--- AIM OF THE TASK ---
Beneath this line sits some data. Return only its lines from the one holding "Rebuild this diagram" through the one holding "fill=#2] (#1.south west)", inclusive, exactly, with the images removed.

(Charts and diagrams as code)
_ _ _ _

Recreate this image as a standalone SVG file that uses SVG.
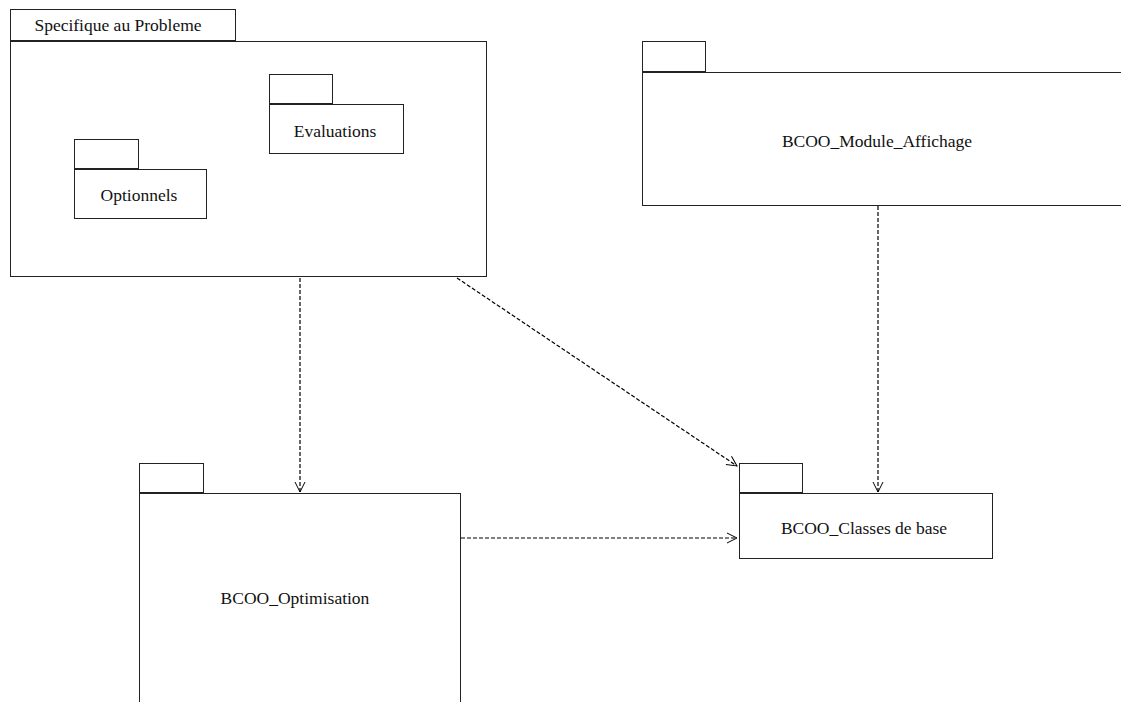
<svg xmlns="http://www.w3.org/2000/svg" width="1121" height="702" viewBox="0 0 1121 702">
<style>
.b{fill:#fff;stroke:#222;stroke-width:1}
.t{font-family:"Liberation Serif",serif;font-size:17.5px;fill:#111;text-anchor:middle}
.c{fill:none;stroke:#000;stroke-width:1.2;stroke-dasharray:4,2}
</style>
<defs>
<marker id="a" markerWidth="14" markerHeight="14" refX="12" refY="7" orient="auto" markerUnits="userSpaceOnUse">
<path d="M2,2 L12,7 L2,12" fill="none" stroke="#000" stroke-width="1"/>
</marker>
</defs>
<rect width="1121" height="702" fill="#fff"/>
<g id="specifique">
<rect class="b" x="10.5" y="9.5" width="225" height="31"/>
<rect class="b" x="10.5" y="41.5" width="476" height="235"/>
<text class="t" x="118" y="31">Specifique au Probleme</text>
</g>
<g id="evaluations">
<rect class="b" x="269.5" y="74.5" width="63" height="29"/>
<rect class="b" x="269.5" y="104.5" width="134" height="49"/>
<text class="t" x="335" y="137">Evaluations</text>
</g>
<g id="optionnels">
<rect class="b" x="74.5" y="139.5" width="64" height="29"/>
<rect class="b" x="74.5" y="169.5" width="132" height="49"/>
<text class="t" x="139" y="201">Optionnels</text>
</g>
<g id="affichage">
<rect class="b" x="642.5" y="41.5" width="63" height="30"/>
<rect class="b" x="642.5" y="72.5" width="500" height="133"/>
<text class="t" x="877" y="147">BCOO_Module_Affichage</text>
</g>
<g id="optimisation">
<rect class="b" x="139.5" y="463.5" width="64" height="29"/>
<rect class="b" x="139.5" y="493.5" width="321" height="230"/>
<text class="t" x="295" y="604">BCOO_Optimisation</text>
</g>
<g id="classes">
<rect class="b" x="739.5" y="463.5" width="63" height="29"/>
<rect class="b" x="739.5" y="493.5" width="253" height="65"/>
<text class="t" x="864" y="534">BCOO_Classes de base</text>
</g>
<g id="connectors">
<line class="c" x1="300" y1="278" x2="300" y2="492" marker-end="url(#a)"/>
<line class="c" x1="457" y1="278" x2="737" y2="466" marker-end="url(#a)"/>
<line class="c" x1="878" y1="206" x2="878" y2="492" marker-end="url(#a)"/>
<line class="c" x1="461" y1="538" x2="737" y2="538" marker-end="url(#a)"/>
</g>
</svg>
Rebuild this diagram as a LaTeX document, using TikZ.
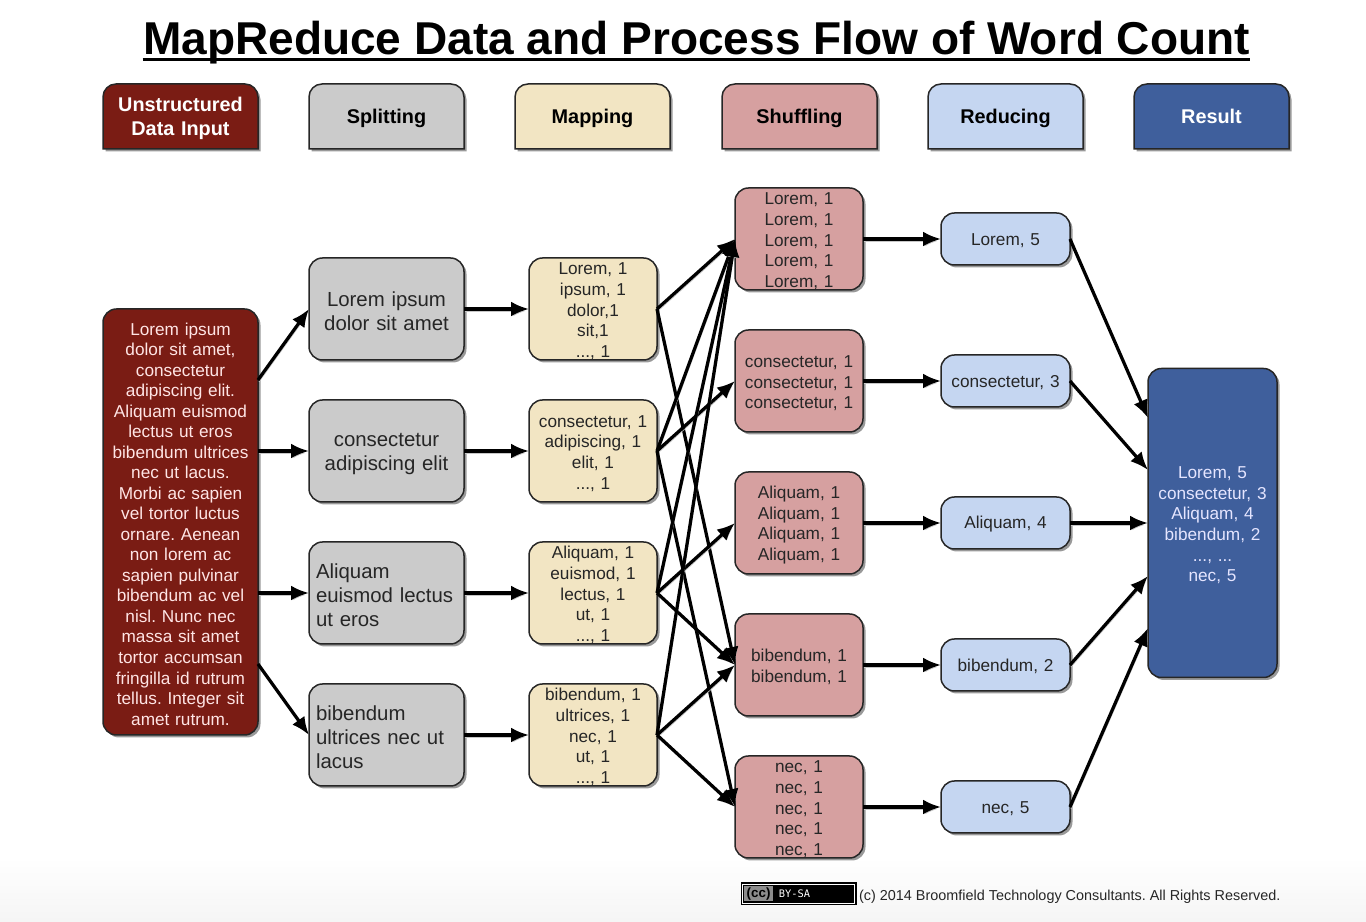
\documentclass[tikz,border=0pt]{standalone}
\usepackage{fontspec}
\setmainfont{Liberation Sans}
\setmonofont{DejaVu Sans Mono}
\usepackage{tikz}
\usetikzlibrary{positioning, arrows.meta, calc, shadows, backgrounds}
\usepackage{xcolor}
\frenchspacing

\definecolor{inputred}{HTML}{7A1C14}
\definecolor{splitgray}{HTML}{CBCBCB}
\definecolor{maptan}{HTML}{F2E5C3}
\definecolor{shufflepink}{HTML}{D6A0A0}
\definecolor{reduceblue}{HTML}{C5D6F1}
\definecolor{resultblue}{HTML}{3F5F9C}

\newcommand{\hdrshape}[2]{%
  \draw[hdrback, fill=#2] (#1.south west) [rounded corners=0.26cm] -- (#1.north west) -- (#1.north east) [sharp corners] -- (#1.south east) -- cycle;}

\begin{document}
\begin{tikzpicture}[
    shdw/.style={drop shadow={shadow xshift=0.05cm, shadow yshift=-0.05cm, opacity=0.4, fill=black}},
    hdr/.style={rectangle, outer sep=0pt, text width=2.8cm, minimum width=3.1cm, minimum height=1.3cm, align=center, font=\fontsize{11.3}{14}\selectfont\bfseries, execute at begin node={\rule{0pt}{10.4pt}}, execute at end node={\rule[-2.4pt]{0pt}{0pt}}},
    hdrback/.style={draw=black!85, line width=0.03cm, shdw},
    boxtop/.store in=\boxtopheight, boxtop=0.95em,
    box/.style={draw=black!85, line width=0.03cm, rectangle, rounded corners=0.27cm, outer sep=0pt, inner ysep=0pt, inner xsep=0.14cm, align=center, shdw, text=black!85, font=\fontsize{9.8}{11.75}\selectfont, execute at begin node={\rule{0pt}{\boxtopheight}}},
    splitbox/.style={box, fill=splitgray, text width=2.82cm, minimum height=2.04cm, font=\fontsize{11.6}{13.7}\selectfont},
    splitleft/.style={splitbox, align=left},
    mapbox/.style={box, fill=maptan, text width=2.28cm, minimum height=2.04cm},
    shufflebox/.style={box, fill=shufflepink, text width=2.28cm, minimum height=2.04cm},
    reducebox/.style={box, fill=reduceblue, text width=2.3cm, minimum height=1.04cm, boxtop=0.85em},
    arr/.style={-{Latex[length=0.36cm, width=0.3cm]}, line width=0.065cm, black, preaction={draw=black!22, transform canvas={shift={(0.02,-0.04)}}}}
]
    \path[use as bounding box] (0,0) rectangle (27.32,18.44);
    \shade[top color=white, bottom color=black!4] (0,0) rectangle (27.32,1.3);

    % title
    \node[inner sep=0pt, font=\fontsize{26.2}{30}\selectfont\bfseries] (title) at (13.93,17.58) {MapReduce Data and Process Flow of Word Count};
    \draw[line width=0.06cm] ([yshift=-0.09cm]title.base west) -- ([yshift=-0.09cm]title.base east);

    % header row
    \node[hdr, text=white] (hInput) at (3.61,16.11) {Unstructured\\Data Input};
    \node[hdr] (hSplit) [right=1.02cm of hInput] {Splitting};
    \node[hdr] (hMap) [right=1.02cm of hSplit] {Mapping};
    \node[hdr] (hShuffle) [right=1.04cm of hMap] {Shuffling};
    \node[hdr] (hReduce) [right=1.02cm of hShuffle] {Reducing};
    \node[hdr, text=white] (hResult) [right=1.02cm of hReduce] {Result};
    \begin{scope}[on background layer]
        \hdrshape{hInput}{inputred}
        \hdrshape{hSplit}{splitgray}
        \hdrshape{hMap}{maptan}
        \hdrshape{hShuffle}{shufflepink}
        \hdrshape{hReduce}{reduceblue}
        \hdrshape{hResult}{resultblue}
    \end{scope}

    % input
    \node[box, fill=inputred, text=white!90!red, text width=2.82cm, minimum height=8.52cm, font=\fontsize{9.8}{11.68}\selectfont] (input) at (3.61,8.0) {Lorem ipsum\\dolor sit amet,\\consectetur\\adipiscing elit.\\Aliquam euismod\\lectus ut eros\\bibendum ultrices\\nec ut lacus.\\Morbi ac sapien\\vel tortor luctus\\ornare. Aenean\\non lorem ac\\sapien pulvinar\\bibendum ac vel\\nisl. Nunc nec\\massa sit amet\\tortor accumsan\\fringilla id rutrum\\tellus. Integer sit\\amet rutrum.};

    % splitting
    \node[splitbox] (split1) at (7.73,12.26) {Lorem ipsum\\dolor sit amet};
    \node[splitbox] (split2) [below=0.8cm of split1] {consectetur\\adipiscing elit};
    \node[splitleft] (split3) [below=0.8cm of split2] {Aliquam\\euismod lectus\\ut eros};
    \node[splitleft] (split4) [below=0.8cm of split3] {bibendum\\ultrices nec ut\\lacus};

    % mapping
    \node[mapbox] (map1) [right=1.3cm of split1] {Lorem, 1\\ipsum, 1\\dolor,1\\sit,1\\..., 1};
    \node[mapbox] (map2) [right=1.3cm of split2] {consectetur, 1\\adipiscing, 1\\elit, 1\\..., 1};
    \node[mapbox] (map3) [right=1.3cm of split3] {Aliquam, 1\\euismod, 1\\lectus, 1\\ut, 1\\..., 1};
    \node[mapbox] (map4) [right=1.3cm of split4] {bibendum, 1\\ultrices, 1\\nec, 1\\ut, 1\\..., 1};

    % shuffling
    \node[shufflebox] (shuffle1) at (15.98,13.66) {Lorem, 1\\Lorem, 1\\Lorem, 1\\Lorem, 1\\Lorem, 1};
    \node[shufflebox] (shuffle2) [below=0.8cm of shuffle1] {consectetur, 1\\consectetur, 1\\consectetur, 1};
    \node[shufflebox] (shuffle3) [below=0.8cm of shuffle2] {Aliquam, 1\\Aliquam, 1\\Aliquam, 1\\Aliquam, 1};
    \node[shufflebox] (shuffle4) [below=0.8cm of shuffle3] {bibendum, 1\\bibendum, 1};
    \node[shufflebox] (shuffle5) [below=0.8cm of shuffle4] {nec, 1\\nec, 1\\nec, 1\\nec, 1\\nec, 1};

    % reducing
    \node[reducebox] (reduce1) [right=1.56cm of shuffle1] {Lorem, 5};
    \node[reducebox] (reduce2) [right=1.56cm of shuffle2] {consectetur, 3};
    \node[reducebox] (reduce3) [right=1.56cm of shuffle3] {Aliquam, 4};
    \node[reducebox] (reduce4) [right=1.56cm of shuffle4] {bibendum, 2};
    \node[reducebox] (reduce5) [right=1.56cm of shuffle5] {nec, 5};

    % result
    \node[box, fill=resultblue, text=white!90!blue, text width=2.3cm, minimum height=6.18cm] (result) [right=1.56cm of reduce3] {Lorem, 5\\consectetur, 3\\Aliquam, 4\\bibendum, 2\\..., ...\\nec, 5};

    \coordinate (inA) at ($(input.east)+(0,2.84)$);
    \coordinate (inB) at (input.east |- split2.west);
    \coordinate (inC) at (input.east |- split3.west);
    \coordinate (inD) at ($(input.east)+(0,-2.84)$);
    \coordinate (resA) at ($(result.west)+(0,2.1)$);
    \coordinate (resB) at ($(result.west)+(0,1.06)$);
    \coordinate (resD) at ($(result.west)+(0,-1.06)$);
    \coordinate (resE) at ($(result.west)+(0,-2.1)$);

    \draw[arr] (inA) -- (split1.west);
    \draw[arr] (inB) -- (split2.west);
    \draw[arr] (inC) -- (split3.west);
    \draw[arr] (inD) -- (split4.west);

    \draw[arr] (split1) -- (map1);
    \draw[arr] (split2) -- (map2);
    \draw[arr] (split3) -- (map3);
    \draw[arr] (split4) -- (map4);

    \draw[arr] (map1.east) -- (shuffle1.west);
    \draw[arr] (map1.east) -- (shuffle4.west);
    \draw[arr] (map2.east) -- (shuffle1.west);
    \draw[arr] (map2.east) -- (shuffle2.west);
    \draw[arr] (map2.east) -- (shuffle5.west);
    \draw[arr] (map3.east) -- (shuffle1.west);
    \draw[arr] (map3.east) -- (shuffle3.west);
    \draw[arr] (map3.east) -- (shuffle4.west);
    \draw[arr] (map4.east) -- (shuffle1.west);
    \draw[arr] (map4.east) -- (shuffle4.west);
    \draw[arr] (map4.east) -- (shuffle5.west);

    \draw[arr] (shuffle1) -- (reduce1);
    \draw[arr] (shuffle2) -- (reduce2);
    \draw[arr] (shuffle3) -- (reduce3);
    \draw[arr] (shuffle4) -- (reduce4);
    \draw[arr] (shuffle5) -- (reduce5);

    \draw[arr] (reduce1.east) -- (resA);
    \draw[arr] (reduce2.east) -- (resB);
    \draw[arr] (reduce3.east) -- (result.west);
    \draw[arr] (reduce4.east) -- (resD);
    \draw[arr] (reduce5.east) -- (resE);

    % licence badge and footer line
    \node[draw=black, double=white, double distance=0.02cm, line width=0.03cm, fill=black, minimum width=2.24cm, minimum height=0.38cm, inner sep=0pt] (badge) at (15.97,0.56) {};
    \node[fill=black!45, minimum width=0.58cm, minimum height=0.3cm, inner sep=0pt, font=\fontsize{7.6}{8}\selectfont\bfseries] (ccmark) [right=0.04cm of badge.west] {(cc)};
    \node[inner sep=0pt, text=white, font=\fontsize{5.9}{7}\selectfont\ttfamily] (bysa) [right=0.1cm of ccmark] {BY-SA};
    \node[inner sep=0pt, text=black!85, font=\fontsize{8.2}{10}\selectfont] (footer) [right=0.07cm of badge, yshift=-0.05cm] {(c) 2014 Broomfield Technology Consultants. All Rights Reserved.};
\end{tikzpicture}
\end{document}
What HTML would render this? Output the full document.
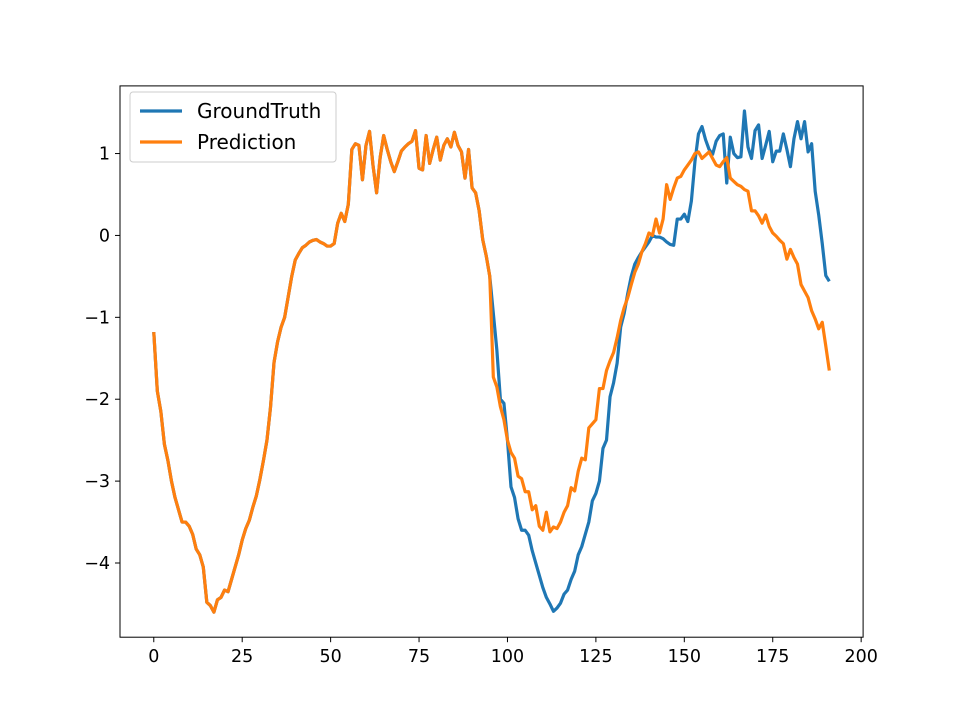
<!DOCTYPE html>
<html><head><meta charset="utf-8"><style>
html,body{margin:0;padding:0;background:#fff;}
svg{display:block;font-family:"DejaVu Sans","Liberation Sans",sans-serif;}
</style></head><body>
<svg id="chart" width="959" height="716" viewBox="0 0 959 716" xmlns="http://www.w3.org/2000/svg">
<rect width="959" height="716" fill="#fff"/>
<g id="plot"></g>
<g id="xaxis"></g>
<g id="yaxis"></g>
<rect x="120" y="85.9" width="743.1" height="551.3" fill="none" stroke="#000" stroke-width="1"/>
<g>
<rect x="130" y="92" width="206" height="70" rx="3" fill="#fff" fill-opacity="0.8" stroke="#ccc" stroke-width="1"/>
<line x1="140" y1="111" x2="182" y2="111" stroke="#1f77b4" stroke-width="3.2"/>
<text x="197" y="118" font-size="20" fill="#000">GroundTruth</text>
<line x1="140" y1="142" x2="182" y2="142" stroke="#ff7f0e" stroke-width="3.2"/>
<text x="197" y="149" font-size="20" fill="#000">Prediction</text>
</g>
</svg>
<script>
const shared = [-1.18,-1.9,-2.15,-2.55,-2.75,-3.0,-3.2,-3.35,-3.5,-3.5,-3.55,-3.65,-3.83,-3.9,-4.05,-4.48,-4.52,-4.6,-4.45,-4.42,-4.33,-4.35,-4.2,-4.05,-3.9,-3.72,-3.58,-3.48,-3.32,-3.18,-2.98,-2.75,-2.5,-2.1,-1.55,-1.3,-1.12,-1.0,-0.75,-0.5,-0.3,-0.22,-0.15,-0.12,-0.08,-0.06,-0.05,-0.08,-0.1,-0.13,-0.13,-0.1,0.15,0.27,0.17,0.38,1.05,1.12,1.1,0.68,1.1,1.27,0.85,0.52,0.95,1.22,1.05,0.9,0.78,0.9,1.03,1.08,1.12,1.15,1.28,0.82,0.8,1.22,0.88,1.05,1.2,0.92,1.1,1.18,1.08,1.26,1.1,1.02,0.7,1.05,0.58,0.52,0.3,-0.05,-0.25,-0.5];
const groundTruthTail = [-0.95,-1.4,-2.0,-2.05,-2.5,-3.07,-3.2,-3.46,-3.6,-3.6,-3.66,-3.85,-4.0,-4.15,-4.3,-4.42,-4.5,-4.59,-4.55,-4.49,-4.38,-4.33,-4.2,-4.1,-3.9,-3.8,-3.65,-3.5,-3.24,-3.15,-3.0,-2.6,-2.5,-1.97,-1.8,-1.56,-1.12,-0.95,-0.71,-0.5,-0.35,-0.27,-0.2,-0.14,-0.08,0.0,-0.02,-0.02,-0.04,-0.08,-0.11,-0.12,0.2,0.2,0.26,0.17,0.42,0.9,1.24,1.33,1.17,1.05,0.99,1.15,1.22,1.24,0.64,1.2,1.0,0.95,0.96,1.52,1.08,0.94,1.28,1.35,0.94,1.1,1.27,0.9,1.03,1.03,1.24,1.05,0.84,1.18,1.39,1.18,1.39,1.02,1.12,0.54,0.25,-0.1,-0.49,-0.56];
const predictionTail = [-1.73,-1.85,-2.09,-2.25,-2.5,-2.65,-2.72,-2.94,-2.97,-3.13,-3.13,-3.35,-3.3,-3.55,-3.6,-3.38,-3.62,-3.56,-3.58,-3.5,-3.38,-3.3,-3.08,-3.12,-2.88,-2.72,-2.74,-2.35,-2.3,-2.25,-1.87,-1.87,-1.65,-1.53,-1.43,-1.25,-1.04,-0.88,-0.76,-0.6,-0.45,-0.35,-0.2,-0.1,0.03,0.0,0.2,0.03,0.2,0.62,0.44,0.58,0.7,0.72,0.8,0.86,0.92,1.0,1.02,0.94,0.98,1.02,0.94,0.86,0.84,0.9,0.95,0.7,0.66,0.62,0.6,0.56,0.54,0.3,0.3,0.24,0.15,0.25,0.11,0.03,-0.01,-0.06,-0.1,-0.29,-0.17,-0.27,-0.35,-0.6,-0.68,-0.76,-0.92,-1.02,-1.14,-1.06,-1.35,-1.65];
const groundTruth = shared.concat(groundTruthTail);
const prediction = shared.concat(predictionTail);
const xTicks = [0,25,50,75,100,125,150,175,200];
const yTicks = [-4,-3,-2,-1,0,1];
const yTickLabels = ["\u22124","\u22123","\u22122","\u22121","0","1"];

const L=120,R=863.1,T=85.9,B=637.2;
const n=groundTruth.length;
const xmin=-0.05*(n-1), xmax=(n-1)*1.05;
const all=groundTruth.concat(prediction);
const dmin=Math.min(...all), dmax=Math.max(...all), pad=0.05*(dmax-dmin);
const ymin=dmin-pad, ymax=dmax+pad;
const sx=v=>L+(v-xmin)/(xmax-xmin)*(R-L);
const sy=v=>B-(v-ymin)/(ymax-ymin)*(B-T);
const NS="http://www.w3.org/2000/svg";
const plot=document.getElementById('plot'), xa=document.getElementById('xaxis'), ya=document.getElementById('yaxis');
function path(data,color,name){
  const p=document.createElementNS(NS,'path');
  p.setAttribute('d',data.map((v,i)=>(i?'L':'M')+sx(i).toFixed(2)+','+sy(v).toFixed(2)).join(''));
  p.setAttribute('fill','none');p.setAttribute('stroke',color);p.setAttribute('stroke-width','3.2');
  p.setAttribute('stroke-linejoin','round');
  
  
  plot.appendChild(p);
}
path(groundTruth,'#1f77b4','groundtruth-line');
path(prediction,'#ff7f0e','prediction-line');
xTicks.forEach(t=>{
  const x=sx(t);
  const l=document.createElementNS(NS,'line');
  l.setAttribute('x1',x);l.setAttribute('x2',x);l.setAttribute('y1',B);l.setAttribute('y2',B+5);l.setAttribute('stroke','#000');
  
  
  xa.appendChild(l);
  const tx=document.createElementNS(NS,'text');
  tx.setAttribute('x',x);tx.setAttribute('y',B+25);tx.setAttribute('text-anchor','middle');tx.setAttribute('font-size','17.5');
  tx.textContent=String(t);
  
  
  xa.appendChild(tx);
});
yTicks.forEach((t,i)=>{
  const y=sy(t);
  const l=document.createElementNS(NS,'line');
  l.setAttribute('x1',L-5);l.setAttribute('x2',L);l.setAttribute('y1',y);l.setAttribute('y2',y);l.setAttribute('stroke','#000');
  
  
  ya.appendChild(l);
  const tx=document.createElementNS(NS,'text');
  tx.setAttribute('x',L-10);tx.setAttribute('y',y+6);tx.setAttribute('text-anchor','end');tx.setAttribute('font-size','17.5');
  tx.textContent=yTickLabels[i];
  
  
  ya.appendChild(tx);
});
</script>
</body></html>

_ _ _ _

--- COMPLETE OUTPUT ---
Rebuild this diagram as a LaTeX document, using TikZ.
\documentclass[tikz,border=0pt]{standalone}
\usepackage{fontspec}
\setmainfont{Liberation Sans}
\setmonofont{DejaVu Sans Mono}
\usepackage{tikz}
\usetikzlibrary{positioning, arrows.meta, calc, shadows, backgrounds}
\usepackage{xcolor}
\frenchspacing

\definecolor{inputred}{HTML}{7A1C14}
\definecolor{splitgray}{HTML}{CBCBCB}
\definecolor{maptan}{HTML}{F2E5C3}
\definecolor{shufflepink}{HTML}{D6A0A0}
\definecolor{reduceblue}{HTML}{C5D6F1}
\definecolor{resultblue}{HTML}{3F5F9C}

\newcommand{\hdrshape}[2]{%
  \draw[hdrback, fill=#2] (#1.south west) [rounded corners=0.26cm] -- (#1.north west) -- (#1.north east) [sharp corners] -- (#1.south east) -- cycle;}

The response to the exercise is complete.